I have chosen these as I think the subjects will cross breed information(word of mouth first) at the present day optimum rate to get us to our finishing point, complete and finished mastery of all possible information.

Surely mastery of information in this way will lead us to the bottom of a fractal??? What if one end of the universes fractal was me??? What could we start to build with that concept???

As parameters, we can assume that we live only in 3 dimensions. We can place this box around The Milky Way galaxy as this gives us plenty of scope for all kinds of discoveries.

In this new system we can make time obsolete as it only making us contemplate our things that cannot be solved because up to now, no one has been willing to stand around for long enough. It has been holding us back.

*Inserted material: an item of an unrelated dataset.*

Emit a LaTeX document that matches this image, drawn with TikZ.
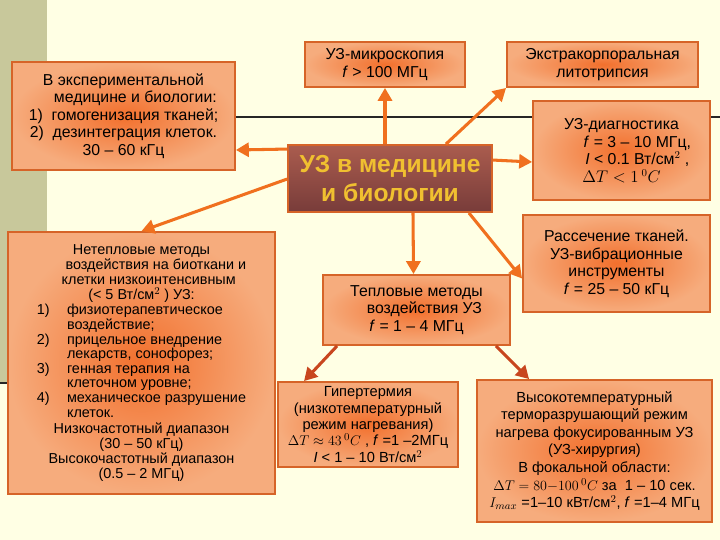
\documentclass[tikz,border=0pt]{standalone}
\usepackage{fontspec}
\setmainfont{Liberation Sans}
\usetikzlibrary{arrows.meta}
\definecolor{bgc}{RGB}{255,255,228}
\definecolor{olive}{RGB}{200,200,155}
\definecolor{bord}{RGB}{214,100,40}
\definecolor{hot}{RGB}{242,112,45}
\definecolor{warm}{RGB}{246,172,125}
\definecolor{arr}{RGB}{240,112,30}
\definecolor{arr2}{RGB}{200,70,30}
\definecolor{gold}{RGB}{240,192,48}
\definecolor{brtop}{RGB}{170,92,78}
\definecolor{brbot}{RGB}{120,60,58}
\tikzset{
 box/.style={draw=bord,line width=1.6pt,inner color=hot,outer color=warm,align=center,font=\fontsize{13.5}{15}\selectfont,inner sep=1pt},
 conn/.style={draw=arr,line width=2.6pt,-{Triangle[length=11pt,width=12pt]}},
 conn2/.style={draw=arr2,line width=2.6pt,-{Triangle[length=11pt,width=12pt]}},
}
\begin{document}
\begin{tikzpicture}[x=0.03cm,y=-0.03cm]
\fill[bgc] (0,0) rectangle (720,540);
\useasboundingbox (0,0) rectangle (720,540);
\fill[olive] (0,0) rectangle (47,383);
\draw[line width=1.3pt,black!85] (235,117) -- (720,117);
\draw[line width=1.3pt,black!85] (0,383) -- (20,383);

\node[box,minimum width=223*0.03cm,minimum height=108*0.03cm] (A) at (123.5,116) {В экспериментальной\\ \hspace*{1.5em}медицине и биологии:\\ 1)\ \ гомогенизация тканей;\\ 2)\ \ дезинтеграция клеток.\\ 30 – 60 кГц};
\node[box,minimum width=160*0.03cm,minimum height=45*0.03cm] (B) at (385,64.5) {УЗ-микроскопия\\ \textit{f} > 100 МГц};
\node[box,minimum width=191*0.03cm,minimum height=45*0.03cm] (C) at (602.5,64.5) {Экстракорпоральная\\ литотрипсия};
\node[box,minimum width=177*0.03cm,minimum height=99*0.03cm] (D) at (621.5,150.5) {УЗ-диагностика\\ \hspace*{2em}\textit{f} = 3 – 10 МГц,\\ \hspace*{2em}\textit{I} < 0.1 Вт/см$^2$ ,\\ $\Delta T<1\,^0C$};
\node[draw=bord,line width=1.6pt,top color=brtop,bottom color=brbot,minimum width=204*0.03cm,minimum height=67*0.03cm,align=center,text=gold,font=\fontsize{21}{25}\selectfont\bfseries] (M) at (390,178.5) {УЗ в медицине\\ и биологии};
\node[box,minimum width=187*0.03cm,minimum height=97*0.03cm] (E) at (616.5,263.5) {Рассечение тканей.\\ УЗ-вибрационные\\ инструменты\\ \textit{f} = 25 – 50 кГц};
\node[box,minimum width=267*0.03cm,minimum height=262*0.03cm,font=\fontsize{12.3}{12.9}\selectfont] (F) at (141.5,363) {Нетепловые методы\\ \hspace*{2em}воздействия на биоткани и\\ \hspace*{1em}клетки низкоинтенсивным\\ (< 5 Вт/см$^2$ ) УЗ:\\
\renewcommand\arraystretch{0.95}\begin{tabular}{@{}l@{\hspace{1.2em}}l@{}}
1) & физиотерапевтическое\\ & воздействие;\\
2) & прицельное внедрение\\ & лекарств, сонофорез;\\
3) & генная терапия на\\ & клеточном уровне;\\
4) & механическое разрушение\\ & клеток.
\end{tabular}\\
Низкочастотный диапазон\\ (30 – 50 кГц)\\ Высокочастотный диапазон\\ (0.5 – 2 МГц)};
\node[box,minimum width=187*0.03cm,minimum height=70*0.03cm] (G) at (416.5,310) {Тепловые методы\\ \hspace*{1em}воздействия УЗ\\ \textit{f} = 1 – 4 МГц};
\node[box,minimum width=180*0.03cm,minimum height=85*0.03cm,font=\fontsize{12.5}{14}\selectfont] (H) at (368,424.5) {Гипертермия\\ (низкотемпературный\\ режим нагревания)\\ $\Delta T\approx 43\,^0C$ , \textit{f} =1 –2МГц\\ \textit{I} < 1 – 10 Вт/см$^2$};
\node[box,minimum width=235*0.03cm,minimum height=142*0.03cm,font=\fontsize{12.5}{15}\selectfont] (I) at (594.5,451) {Высокотемпературный\\ терморазрушающий режим\\ нагрева фокусированным УЗ\\ (УЗ-хирургия)\\ В фокальной области:\\ $\Delta T=80{-}100\,^0C$ за\ \ 1 – 10 сек.\\ $I_{max}$ =1–10 кВт/см$^2$, \textit{f} =1–4 МГц};

\draw[conn] (M.north west -| B.south) -- (B.south);
\draw[conn] ([xshift=-47*0.03cm]M.north east) -- (C.south west);
\draw[conn] ([yshift=16*-0.03cm]M.north east) -- (D.west |- {(0,162)});
\draw[conn] ([xshift=-24*0.03cm]M.south east) -- ([yshift=-15*0.03cm]E.west);
\draw[conn] ([xshift=23*0.03cm]M.south) -- ([xshift=-3*0.03cm]G.north);
\draw[conn] ([yshift=-5*0.03cm]M.north west) -- (A.east |- {(0,150)});
\draw[conn] ([yshift=35*-0.03cm]M.north west) -- (F.north);
\draw[conn2] ([xshift=15*0.03cm]G.south west) -- ([xshift=27*0.03cm]H.north west);
\draw[conn2] ([xshift=-15*0.03cm]G.south east) -- ([xshift=53*0.03cm]I.north west);
\end{tikzpicture}
\end{document}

All watches should be banned so that we find a natural rhythm with each other, those in our immediate area and then further afield.

An old clock watch in this system is should only be used when you think of an event that you need to go to. It is a compass, a modern day direction of thought.

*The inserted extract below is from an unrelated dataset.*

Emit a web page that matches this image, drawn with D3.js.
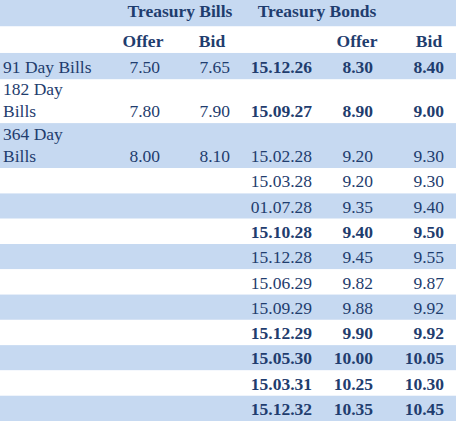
<!DOCTYPE html><html><head><script src="https://cdn.jsdelivr.net/npm/d3@7"></script>
<style>body{margin:0;background:#fff}</style></head><body><script>
const billLabels=[["91 Day Bills"],["182 Day","Bills"],["364 Day","Bills"]];
const billOffer=["7.50","7.80","8.00"];
const billBid=["7.65","7.90","8.10"];
const bondDates=["15.12.26","15.09.27","15.02.28","15.03.28","01.07.28","15.10.28","15.12.28","15.06.29","15.09.29","15.12.29","15.05.30","15.03.31","15.12.32"];
const bondOffer=["8.30","8.90","9.20","9.20","9.35","9.40","9.45","9.82","9.88","9.90","10.00","10.25","10.35"];
const bondBid=["8.40","9.00","9.30","9.30","9.40","9.50","9.55","9.87","9.92","9.92","10.05","10.30","10.45"];
const bondBold=[1,1,0,0,0,1,0,0,0,1,1,1,1];
const W=456,H=421,navy="#1f3d6e",blue="#c6d9f1";
const svg=d3.select("body").append("svg").attr("width",W).attr("height",H).style("font-family","Liberation Serif").style("font-size","17.5px");
// row heights (units): 2 header rows, 3 bill rows, 10 more bond rows
const units=[1,1,1,1.65,1.7,...d3.range(10).map(()=>0.955)];
const cum=[0];units.forEach(u=>cum.push(cum[cum.length-1]+u));
const y=d3.scaleLinear().domain([0,cum[cum.length-1]]).range([0,H]);
const x=d3.scaleOrdinal().domain(["label","bo","bb","date","to","tb"]).range([3,160,230,312,373,444]);
units.forEach((u,i)=>{svg.append("rect").attr("x",0).attr("width",W).attr("y",y(cum[i])).attr("height",y(cum[i+1])-y(cum[i])).attr("fill",i%2===0?blue:"#fff");});
const txt=(t,xx,yy,anchor,bold)=>svg.append("text").attr("x",xx).attr("y",yy).attr("text-anchor",anchor).attr("fill",navy).attr("font-weight",bold?"bold":"normal").text(t);
const base=i=>y(cum[i+1])-6;
txt("Treasury Bills",180,base(0)-3,"middle",1);
txt("Treasury Bonds",317,base(0)-3,"middle",1);
txt("Offer",143,base(1),"middle",1);txt("Bid",212,base(1),"middle",1);
txt("Offer",357,base(1),"middle",1);txt("Bid",429,base(1),"middle",1);
bondDates.forEach((d,k)=>{const i=k+2,b=base(i);
 if(k<3){const L=billLabels[k];L.forEach((l,j)=>txt(l,x("label"),b-(L.length-1-j)*22,"start",0));
  txt(billOffer[k],x("bo"),b,"end",0);txt(billBid[k],x("bb"),b,"end",0);}
 txt(d,x("date"),b,"end",bondBold[k]);txt(bondOffer[k],x("to"),b,"end",bondBold[k]);txt(bondBid[k],x("tb"),b,"end",bondBold[k]);});
</script></body></html>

A digital clock can be adapted to let you know where you are in relation to this new milky way boxed system.(x,y,z).

With these two types of clocks used in combination we can safely start taking small steps around the box by using the digital to see exactly where you are and then using the old watch to direct you as your thoughts come to you.

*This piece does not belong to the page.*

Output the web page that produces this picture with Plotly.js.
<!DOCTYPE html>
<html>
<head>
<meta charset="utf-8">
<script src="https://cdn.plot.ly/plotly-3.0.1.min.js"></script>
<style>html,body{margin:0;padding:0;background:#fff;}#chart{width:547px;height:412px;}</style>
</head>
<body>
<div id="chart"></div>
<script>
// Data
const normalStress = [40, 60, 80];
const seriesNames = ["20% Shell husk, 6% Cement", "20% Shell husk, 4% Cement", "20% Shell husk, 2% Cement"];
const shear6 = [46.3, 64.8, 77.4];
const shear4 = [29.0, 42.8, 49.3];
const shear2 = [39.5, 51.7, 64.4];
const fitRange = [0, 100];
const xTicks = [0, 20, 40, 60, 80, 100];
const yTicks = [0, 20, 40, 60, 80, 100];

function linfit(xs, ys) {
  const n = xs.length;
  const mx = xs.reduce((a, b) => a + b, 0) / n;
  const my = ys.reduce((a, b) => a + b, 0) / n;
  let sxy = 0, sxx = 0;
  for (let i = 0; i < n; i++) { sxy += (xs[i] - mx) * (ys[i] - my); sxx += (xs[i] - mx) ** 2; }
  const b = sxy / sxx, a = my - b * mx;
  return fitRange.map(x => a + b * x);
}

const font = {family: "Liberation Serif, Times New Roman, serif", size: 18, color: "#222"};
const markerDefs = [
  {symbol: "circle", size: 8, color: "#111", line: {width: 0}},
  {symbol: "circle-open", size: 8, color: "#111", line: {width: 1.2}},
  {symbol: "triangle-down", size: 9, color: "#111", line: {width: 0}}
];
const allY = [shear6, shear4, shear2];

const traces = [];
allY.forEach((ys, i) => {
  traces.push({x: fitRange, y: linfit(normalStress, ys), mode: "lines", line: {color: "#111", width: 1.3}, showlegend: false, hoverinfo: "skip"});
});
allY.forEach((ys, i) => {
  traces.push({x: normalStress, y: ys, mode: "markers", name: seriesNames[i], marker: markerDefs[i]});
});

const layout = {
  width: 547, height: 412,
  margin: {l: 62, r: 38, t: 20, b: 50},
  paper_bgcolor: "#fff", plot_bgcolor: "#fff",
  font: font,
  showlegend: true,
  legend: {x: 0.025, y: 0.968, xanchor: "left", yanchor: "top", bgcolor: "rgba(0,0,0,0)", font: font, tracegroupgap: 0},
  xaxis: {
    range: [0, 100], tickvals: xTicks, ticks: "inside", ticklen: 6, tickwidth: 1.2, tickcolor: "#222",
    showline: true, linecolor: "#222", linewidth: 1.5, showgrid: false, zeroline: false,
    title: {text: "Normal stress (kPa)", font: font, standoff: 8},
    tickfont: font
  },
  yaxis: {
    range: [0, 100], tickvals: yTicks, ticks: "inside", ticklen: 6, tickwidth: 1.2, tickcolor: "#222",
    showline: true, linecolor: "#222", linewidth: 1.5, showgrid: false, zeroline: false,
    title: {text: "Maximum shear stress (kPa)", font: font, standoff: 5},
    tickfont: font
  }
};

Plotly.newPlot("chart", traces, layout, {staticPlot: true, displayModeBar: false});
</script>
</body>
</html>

We can even build as many assign atomic clocks as are needed to individually track stars. Each and every star in the Milky Way galaxy.

I supposed a good idea would be to assume that I was inside the centre of the super-massive black hole at the centre of the galaxy. That would stop us from being so Earth centric.

We could even go as far as to say that we are each an individual star and that we project all our energies onto the super-massive black hole at the centre of the galaxy.

You can assume that I have stabilized the black hole into a non rotating perfect cube. 6 outputs /f aces in which we all see ‘the universe and earth, friends’ etc. This acts like a block hole mirror finish. Once you look it is very hard to look away from.

The 6 face cube should make the maths easier to run as you could construct the inner of the black hole with solid beams of condensed light(1 unit long) arranged into right angled triangles with set squares in for strength.

Some people would naturally say that if the universe is essentially unknowable as the more things we ‘discover’ the more things there are to combine with and therefore talk about. This is extremely fractal in both directions. There can be no true answers because there is no grounding point. Nothing for the people who are interested, to start building there own personal concepts, theories and designs on.

Is it possible that with just one man becoming conscious of a highly improbable possibility that all of universes fractals might collapse into one wave function that would answer all of humanities questions in a day? Could this be possible?

Answers to why we are here? What the point of life really is et al?

Is it possible that the insignificant possibility could become an escalating one that would at some point reach 100%???

Could it be at that point that the math would figure itself out so naturally that we would barely need to think about it. We would instantly understand Quantum theory and all.

Can anybody run the numbers on that probability?

may be the idea first has to be applied to primitive integer polynomials whose factorization is known to be polynomial?